Eu
antevi aqui. Essa pantomima das ruas, fantasiada de “Primavera Árabe”,
submeteria necessariamente o processo político a uma torção à esquerda. Até
porque não existem partidos conservadores ou liberais no Brasil — única
democracia no mundo com essa anomalia. Todos logo se assanham a entrar num
concurso de “progressismo” para ver quem faz a proposta que mais vai… onerar os
cofres públicos! Depois se vê de onde tirar o dinheiro. Eis aí. O país se vê,
agora, às voltas com a questão dos “plebiscitos” para definir a reforma
política, como se o Congresso não dispusesse dos instrumentos para mudar o que
quiser. Democracia plebiscitária é coisa de vândalos da democracia: de gente
que joga pedra na Constituição, que põe fogo no estado de direito e que anda
mascarada. Os democratas de cara limpa, que prezam a institucionalidade, não
precisam desse expediente, que se justifica em situações excepcionalíssimas.
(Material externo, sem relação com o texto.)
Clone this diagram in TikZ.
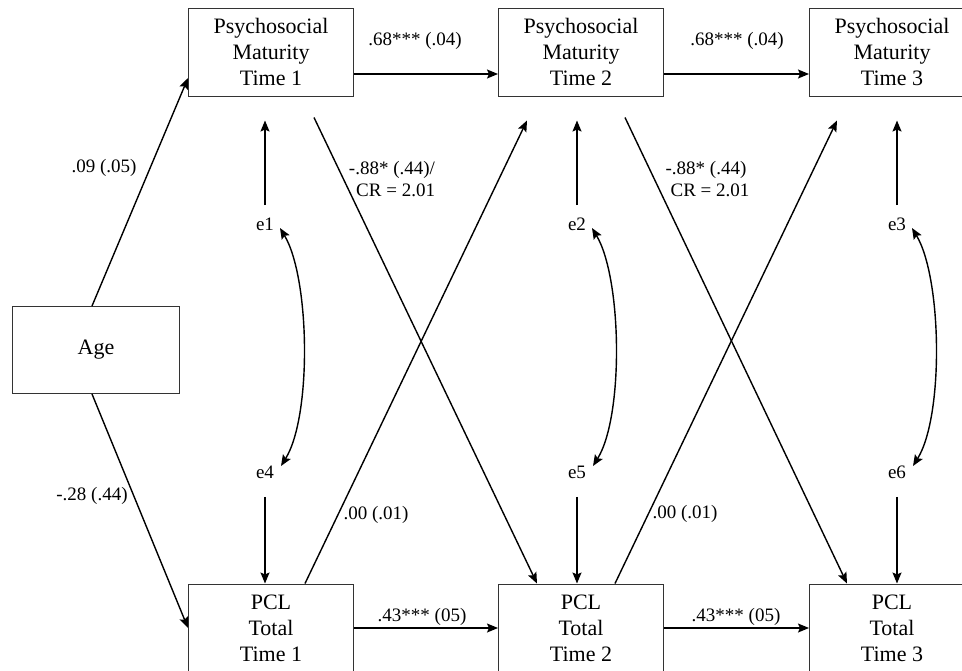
\documentclass[tikz,border=0pt]{standalone}
\usepackage{fontspec}
\setmainfont{Liberation Serif}
\usepackage{tikz}
\tikzset{
     arrow/.style={-{Stealth[length=11pt,width=9pt,inset=2pt]}, line width=1.4pt},
     twoway/.style={{Stealth[length=11pt,width=9pt,inset=2pt]}-{Stealth[length=11pt,width=9pt,inset=2pt]}, line width=1.4pt},
     varbox/.style={draw=black!80, line width=1pt, minimum width=165pt, minimum height=88pt,
                    align=center, inner sep=0pt, font=\fontsize{22}{26}\selectfont},
     coef/.style={font=\fontsize{19}{22}\selectfont, inner sep=1pt},
     err/.style={font=\fontsize{19}{22}\selectfont}
     }
\usetikzlibrary{positioning,arrows.meta}

\begin{document}
\begin{tikzpicture}[x=1pt,y=-1pt]
                    \clip (0,0) rectangle (962,670);
                    % Place nodes
                    \node [varbox] (pm1) at (271,52) {Psychosocial\\Maturity\\Time 1};
                    \node [varbox, right=144pt of pm1] (pm2) {Psychosocial\\Maturity\\Time 2};
                    \node [varbox, right=145pt of pm2] (pm3) {Psychosocial\\Maturity\\Time 3};
                    \node [varbox, below=487pt of pm1] (pcl1) {PCL\\Total\\Time 1};
                    \node [varbox, below=487pt of pm2] (pcl2) {PCL\\Total\\Time 2};
                    \node [varbox, below=487pt of pm3] (pcl3) {PCL\\Total\\Time 3};
                    \node [varbox, minimum width=167pt, minimum height=87pt] (age) at (96,350) {Age};
                    \node [err] (e1) at (265,224) {e1};
                    \node [err] (e2) at (577,224) {e2};
                    \node [err] (e3) at (897,224) {e3};
                    \node [err] (e4) at (265,472) {e4};
                    \node [err] (e5) at (577,472) {e5};
                    \node [err] (e6) at (897,472) {e6};
                    % Draw edges
                    \draw[arrow] ([xshift=-4pt]age.north) -- ([yshift=-26pt]pm1.west);
                    \draw[arrow] ([xshift=-4pt]age.south) -- (pcl1.west);
                    \draw[arrow] ([yshift=-22pt]pm1.east) -- ([yshift=-22pt]pm2.west);
                    \draw[arrow] ([yshift=-22pt]pm2.east) -- ([yshift=-22pt]pm3.west);
                    \draw[arrow] (pcl1.east) -- (pcl2.west);
                    \draw[arrow] (pcl2.east) -- (pcl3.west);
                    \draw[arrow] ([shift={(43pt,-21pt)}]pm1.south) -- ([xshift=-44pt]pcl2.north);
                    \draw[arrow] ([shift={(44pt,-21pt)}]pm2.south) -- ([xshift=-45pt]pcl3.north);
                    \draw[arrow] ([xshift=34pt]pcl1.north) -- ([shift={(-54pt,-24pt)}]pm2.south);
                    \draw[arrow] ([xshift=34pt]pcl2.north) -- ([shift={(-55pt,-24pt)}]pm3.south);
                    \foreach \e/\p in {e1/pm1, e2/pm2, e3/pm3}
                      \draw[arrow, shorten <=9pt, shorten >=24pt] (\e) -- (\e |- \p.south);
                    \foreach \e/\p in {e4/pcl1, e5/pcl2, e6/pcl3}
                      \draw[arrow, shorten <=15pt] (\e) -- (\e |- \p.north);
                    \foreach \a/\b in {e1/e4, e2/e5, e3/e6}
                      \draw[twoway] ([shift={(15pt,-4pt)}]\a.center) .. controls +(30,50) and +(31,-50) .. ([shift={(16pt,6pt)}]\b.center);
                    % Labels
                    \node [coef] (lagepm) at (104,168) {.09 (.05)};
                    \node [coef] (lagepcl) at (92,496) {-.28 (.44)};
                    \node [coef] (lpm12) at (415,41) {.68*** (.04)};
                    \node [coef] (lpm23) at (737,41) {.68*** (.04)};
                    \node [coef] (lpcl12) at (422,617) {.43*** (05)};
                    \node [coef] (lpcl23) at (736,617) {.43*** (05)};
                    \node [coef, align=right] (lcross1) at (392,179) {-.88* (.44)/\\CR = 2.01};
                    \node [coef, align=center] (lcross2) at (706,179) {-.88* (.44)\\\hspace*{8pt}CR = 2.01};
                    \node [coef] (lback1) at (376,515) {.00 (.01)};
                    \node [coef] (lback2) at (685,514) {.00 (.01)};
                \end{tikzpicture}
\end{document}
Não é só isso: o poder público
perde a capacidade de se planejar, cercado por uns poucos milhares que, não
obstante, se querem representantes do povo. Vimos o que aconteceu com as
tarifas de transporte Brasil afora. Nesta terça, o governador Geraldo Alckmin
suspendeu o reajuste dos pedágios. O impacto imediato, nos dois casos, é no
Tesouro. Tudo o mais constante, em breve, o que andava bem — estradas paulistas
estão entre as melhores do mundo — corre o risco de começar a andar mal. Na
cidade de São Paulo, como planejar melhorias e alterações substanciais no
sistema com a perspectiva do congelamento de tarifas, que se estenderá, podem
apostar, a 2014, um ano eleitoral? É evidente que a prática afugenta
investimentos. “Ah, mas rejeitaram a PEC 37!!!” Besteira! Ela cairia de
qualquer modo (ver post). Nunca houve 308 deputados dispostos a endossá-la. O
Ministério Público aproveitou a janela para ganhar uma espécie de imunidade das
praças — “Ninguém toca em nós!!!” E, como é sabido, eu era contra a PEC 37 e
defendia que fosse derrotada. No Senado, se alguém propuser Chicabom de graça,
Renan Calheiros (PMDB-AL) aprova. Saudade de quando era do PC do B? Nada! Está
cuidando da própria reputação às custas do dinheiro público.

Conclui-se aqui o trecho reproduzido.